Great question. The most recently abandoned book was The Grapes of Wrath. I got to about page 60 and put it down to start another book. It's not as though I hated it or anything; it was readable enough. It's just that I find Steinbeck so...cold, I guess. His books are depressing, but that's not a problem for me. It's just that his characters aren't ones that I feel connected with, and the stories themselves are so bleak. I've read East of Eden, and while it was a good book, it wasn't one that resonated with me. I read it and recognized that it was a good book, but then I put it on the shelf and didn't pick it up again.
Other books that have been abandoned due to "lack of connection": Anna Karenina and The Spy Who Came In From The Cold. I've also dropped Mrs. Dalloway. I didn't have any animosity, I just didn't care how it ended. I stopped reading it literally a few chapters from the end.
There were a few that I probably would've abandoned in high school if I had read them on my own, like:
-
Heart of Darkness- I consider myself a pretty proficient reader, but yikes, that was a tough one to get through. So boring.
-
Moby Dick- Here's the thing. The story itself is fantastic, and the writing is great. But by the end of the book there's about three chapters of pointlessness for every chapter of actual plot. I don't really care about harpoon types, or how to butcher a whale. If there had been more plot than filler, I would've liked it a lot.

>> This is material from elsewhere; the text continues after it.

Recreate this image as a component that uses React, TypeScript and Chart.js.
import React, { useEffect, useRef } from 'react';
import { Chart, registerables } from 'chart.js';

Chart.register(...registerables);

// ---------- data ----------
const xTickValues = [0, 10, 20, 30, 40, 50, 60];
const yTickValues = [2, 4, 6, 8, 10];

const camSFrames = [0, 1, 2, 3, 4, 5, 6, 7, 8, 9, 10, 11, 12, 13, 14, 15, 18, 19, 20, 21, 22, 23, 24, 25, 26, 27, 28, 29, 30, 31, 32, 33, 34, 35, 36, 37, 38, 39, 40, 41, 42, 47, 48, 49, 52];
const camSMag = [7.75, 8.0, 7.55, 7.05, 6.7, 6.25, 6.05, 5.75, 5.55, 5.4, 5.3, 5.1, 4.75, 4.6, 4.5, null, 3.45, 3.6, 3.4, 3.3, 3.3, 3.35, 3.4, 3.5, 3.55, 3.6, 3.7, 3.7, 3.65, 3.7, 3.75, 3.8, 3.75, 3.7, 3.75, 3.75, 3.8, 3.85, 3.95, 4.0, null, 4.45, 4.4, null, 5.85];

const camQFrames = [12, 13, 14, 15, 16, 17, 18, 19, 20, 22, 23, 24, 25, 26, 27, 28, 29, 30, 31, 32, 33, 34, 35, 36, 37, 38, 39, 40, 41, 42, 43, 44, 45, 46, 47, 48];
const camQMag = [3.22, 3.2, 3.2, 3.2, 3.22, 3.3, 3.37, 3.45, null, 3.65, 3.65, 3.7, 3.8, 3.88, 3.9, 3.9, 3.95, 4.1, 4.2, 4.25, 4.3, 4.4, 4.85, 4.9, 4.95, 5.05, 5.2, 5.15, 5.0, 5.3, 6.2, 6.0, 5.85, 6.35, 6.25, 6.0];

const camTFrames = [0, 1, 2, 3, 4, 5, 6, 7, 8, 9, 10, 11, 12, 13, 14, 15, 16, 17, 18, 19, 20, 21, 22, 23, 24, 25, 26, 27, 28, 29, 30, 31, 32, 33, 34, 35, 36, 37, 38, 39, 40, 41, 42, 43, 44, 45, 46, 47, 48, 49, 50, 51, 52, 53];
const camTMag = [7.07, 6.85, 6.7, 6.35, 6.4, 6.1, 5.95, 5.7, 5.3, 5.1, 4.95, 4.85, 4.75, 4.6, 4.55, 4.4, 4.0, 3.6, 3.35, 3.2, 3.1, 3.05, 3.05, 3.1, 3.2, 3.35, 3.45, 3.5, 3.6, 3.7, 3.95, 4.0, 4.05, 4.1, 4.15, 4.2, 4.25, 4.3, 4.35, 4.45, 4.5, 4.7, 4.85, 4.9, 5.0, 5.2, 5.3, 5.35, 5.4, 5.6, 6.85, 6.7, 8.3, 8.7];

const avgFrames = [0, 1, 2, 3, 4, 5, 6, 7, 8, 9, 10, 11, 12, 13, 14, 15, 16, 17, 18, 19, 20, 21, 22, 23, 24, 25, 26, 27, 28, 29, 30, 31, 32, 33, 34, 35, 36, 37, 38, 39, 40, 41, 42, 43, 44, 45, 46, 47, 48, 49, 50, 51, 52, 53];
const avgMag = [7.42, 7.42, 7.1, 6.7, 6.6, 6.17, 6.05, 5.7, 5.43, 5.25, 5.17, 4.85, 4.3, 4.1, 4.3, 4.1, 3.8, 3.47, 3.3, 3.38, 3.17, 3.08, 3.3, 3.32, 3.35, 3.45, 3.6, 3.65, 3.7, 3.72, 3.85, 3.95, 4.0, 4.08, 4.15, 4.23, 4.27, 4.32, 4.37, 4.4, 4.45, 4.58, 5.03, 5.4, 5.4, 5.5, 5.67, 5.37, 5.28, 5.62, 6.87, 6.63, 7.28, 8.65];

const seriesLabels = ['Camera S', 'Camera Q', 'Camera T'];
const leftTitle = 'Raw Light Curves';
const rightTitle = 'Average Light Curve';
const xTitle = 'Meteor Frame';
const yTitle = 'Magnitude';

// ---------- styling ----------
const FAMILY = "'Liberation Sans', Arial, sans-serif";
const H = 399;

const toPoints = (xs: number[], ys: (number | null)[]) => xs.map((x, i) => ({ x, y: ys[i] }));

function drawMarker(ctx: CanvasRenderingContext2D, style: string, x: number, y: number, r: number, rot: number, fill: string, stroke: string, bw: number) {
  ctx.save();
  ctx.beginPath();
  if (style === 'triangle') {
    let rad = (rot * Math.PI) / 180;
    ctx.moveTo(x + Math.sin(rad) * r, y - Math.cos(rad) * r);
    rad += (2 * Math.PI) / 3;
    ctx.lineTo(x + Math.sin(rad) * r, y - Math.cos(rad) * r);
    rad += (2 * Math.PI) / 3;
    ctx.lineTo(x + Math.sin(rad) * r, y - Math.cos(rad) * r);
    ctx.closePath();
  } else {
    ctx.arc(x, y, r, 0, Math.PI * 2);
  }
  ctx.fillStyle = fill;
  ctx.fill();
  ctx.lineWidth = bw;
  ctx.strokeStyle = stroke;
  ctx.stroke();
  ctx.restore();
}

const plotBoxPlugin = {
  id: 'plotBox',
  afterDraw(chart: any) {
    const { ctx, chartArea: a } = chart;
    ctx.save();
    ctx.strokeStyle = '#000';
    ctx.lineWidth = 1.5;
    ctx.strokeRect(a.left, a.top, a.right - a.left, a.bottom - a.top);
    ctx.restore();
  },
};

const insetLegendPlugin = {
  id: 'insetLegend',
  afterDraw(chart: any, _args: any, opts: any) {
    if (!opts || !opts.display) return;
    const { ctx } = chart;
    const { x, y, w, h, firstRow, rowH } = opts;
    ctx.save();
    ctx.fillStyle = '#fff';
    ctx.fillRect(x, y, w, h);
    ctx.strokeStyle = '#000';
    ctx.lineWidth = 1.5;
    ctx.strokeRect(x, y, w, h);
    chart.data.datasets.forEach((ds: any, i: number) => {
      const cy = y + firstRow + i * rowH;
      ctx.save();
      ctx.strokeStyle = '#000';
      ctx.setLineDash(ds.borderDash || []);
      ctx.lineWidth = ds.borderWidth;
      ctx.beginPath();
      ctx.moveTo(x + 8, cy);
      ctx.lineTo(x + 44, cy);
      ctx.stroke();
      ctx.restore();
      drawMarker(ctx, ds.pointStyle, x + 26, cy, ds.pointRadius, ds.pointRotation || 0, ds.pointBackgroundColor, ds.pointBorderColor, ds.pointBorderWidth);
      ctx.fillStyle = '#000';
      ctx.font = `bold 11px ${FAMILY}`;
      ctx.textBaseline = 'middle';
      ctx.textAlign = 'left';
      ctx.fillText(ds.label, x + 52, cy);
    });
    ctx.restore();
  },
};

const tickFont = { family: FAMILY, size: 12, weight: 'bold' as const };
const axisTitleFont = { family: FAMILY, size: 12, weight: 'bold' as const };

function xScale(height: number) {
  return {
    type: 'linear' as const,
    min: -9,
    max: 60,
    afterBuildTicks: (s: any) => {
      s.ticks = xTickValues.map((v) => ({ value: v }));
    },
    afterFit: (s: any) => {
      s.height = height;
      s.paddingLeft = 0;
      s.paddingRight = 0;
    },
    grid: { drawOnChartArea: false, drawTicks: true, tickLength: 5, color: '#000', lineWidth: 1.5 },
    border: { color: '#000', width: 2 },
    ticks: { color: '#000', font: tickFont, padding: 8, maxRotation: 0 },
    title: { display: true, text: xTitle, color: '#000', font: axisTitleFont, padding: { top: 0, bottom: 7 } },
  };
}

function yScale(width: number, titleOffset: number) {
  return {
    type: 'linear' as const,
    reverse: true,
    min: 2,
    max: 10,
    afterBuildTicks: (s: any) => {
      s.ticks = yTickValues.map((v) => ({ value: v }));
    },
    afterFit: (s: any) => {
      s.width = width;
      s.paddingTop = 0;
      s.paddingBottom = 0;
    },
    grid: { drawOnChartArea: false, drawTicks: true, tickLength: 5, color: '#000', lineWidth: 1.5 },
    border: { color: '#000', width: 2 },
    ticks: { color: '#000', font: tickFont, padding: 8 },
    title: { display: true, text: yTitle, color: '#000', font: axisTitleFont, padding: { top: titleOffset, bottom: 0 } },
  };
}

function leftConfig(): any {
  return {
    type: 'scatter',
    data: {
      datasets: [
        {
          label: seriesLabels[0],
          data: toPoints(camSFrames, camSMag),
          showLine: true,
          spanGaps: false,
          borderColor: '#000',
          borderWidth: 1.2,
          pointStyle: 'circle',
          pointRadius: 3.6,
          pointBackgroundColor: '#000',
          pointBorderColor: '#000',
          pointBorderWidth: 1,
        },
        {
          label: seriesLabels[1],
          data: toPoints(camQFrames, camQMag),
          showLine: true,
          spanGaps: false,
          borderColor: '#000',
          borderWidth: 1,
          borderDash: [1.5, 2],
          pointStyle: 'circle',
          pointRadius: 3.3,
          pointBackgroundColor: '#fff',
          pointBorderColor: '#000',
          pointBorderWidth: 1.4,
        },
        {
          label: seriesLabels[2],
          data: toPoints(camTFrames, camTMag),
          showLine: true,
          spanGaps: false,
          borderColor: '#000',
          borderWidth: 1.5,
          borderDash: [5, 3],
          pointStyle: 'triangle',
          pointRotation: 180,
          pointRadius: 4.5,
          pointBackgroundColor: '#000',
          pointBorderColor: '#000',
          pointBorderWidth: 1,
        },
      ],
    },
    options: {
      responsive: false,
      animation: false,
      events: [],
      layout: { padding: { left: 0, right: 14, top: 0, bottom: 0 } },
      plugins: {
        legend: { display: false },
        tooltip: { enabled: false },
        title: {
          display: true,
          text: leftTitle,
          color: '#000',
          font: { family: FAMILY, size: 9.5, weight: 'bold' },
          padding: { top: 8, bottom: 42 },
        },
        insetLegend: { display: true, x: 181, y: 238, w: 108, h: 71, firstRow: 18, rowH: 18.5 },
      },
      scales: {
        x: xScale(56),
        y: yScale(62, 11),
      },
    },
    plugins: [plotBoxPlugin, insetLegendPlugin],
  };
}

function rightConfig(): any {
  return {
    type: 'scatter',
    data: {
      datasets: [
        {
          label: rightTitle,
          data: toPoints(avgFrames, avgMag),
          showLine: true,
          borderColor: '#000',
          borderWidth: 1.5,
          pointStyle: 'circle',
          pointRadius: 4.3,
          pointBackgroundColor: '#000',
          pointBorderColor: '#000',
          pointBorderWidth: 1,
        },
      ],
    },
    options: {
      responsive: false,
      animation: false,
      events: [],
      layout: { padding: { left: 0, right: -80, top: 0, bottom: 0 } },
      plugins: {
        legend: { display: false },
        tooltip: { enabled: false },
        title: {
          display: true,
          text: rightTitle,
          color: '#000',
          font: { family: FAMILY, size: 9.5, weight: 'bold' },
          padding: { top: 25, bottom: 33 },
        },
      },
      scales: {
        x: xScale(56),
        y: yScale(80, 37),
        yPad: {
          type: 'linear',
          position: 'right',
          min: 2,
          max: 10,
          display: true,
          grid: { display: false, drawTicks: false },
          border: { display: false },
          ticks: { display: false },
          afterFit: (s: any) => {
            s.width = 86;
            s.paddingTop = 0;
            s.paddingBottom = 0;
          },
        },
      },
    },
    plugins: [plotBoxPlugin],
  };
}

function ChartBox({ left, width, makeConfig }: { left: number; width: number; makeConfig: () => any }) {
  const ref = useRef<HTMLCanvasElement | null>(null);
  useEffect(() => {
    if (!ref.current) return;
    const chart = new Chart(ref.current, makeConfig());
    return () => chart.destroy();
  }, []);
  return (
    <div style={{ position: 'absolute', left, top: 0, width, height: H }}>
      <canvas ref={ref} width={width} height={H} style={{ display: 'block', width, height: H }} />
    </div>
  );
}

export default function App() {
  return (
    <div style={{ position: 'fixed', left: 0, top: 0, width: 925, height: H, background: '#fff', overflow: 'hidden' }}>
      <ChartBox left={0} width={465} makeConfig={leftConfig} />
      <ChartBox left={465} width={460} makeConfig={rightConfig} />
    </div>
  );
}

There are a few that I may or may not have read on my own, like The Great Gatsby and Crime & Punishment. Gatsby seemed stupid to me (I was only 15, though, maybe now I would feel differently) but it was short and an easy read. C & P was a book that I enjoyed, but holy cow, was the protagonist whiny. [Spoiler alert!] He does his murderin' early in the book and then spends the rest of the time being mopey and getting brain fever or whatever. That's all well and good for awhile, but virtually the whole book is his kind of self-indulgent inner struggle.
From Booking Through Thursday:
What’s the worst typographical error you’ve ever found in (or on) a book?
Hm, that's a good question. In recent memory, there's been one with really egregious typos. It was a super cheap copy of Murder Must Advertise, part of the Wimsey series. There were typos kind of all over the place, and at one point it seemed like they had omitted an entire sentence. Either that, or there was a really abrupt and confusing "scene change".
It's so annoying to find typos in a book. To me, it's the equivalent of "breaking the fourth wall" of a play. I get taken out of the story in an abrupt and frustrating way.